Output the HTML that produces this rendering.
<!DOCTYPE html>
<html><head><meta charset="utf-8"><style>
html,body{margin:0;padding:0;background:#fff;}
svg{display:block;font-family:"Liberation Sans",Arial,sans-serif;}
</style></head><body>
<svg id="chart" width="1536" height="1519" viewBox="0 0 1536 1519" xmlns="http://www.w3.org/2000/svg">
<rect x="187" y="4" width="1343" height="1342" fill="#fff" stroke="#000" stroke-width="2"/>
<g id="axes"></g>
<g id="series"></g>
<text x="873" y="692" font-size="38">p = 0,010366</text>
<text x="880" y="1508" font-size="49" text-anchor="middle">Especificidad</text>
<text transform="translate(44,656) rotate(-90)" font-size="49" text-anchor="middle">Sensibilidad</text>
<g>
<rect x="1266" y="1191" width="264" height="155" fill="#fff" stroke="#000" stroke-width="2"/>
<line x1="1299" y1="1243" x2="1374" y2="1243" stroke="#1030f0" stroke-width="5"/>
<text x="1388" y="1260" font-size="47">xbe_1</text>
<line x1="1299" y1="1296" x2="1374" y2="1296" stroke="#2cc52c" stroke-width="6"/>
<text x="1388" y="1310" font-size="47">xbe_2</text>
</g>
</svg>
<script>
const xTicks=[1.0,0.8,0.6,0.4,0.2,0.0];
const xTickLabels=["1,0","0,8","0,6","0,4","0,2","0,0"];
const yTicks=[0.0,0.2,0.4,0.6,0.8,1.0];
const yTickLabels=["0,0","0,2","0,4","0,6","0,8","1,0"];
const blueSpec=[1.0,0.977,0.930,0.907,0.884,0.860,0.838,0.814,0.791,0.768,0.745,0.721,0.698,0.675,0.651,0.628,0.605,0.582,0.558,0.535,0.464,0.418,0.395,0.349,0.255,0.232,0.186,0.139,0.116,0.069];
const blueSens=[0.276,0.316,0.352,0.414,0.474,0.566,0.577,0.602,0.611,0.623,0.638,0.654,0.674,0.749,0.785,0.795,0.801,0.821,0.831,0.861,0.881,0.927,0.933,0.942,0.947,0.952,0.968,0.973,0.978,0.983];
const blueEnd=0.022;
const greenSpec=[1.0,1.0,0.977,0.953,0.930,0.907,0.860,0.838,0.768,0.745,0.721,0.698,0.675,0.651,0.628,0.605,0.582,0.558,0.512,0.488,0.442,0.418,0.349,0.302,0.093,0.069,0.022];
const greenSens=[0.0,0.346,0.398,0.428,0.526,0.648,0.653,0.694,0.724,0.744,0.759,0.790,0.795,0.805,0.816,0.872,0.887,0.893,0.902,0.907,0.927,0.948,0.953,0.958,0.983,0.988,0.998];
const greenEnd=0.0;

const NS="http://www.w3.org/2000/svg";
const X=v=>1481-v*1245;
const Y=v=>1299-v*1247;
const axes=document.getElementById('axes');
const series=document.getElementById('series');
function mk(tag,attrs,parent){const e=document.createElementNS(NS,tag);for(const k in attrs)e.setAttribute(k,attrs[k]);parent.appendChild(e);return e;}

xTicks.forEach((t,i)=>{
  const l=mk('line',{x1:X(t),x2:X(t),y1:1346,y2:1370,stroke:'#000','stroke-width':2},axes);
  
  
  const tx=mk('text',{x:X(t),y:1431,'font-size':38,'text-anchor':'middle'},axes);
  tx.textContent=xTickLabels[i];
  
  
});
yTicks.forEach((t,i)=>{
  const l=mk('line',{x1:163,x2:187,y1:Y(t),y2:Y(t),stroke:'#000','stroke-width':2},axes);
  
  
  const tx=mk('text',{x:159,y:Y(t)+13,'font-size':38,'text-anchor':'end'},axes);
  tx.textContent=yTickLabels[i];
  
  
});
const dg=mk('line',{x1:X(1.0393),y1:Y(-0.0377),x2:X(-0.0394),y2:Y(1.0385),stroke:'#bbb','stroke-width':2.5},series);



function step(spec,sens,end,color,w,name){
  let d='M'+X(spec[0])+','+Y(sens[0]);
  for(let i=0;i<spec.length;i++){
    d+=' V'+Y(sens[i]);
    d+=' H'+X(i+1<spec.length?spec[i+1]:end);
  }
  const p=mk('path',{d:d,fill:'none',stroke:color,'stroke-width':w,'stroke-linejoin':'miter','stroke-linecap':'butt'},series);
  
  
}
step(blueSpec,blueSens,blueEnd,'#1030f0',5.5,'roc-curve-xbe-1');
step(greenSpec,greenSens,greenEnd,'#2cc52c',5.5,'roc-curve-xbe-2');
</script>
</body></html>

|---|

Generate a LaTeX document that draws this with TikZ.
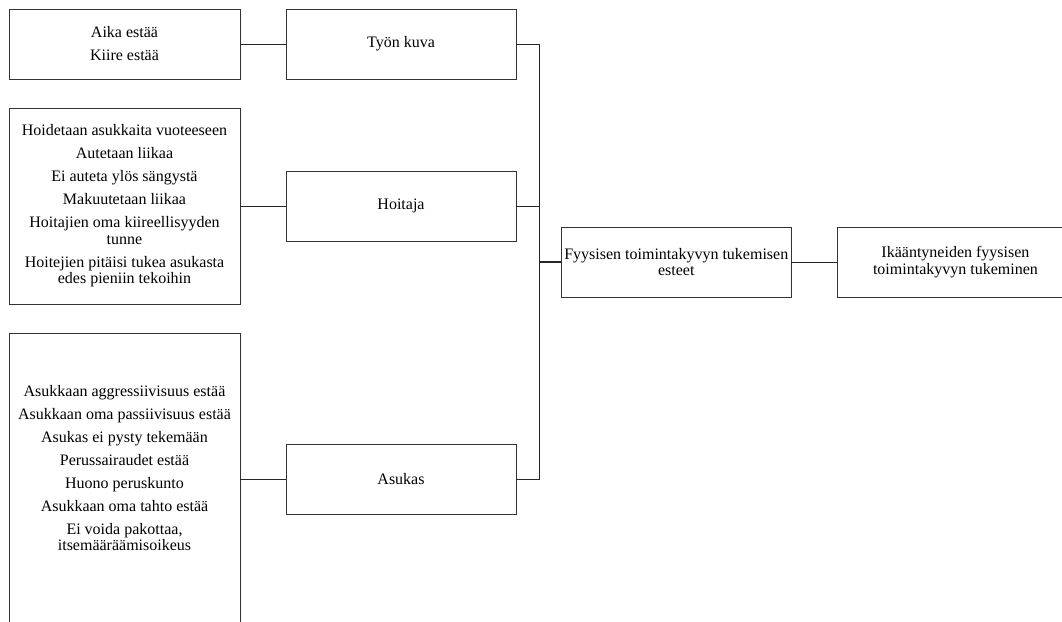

|---|

What the task asks: Show the lines of the records that contain the word "document".

Answer for this exercise:
const axes=document.getElementById('axes');
const series=document.getElementById('series');
function mk(tag,attrs,parent){const e=document.createElementNS(NS,tag);for(const k in attrs)e.setAttribute(k,attrs[k]);parent.appendChild(e);return e;}
Generate a LaTeX document that draws this with TikZ.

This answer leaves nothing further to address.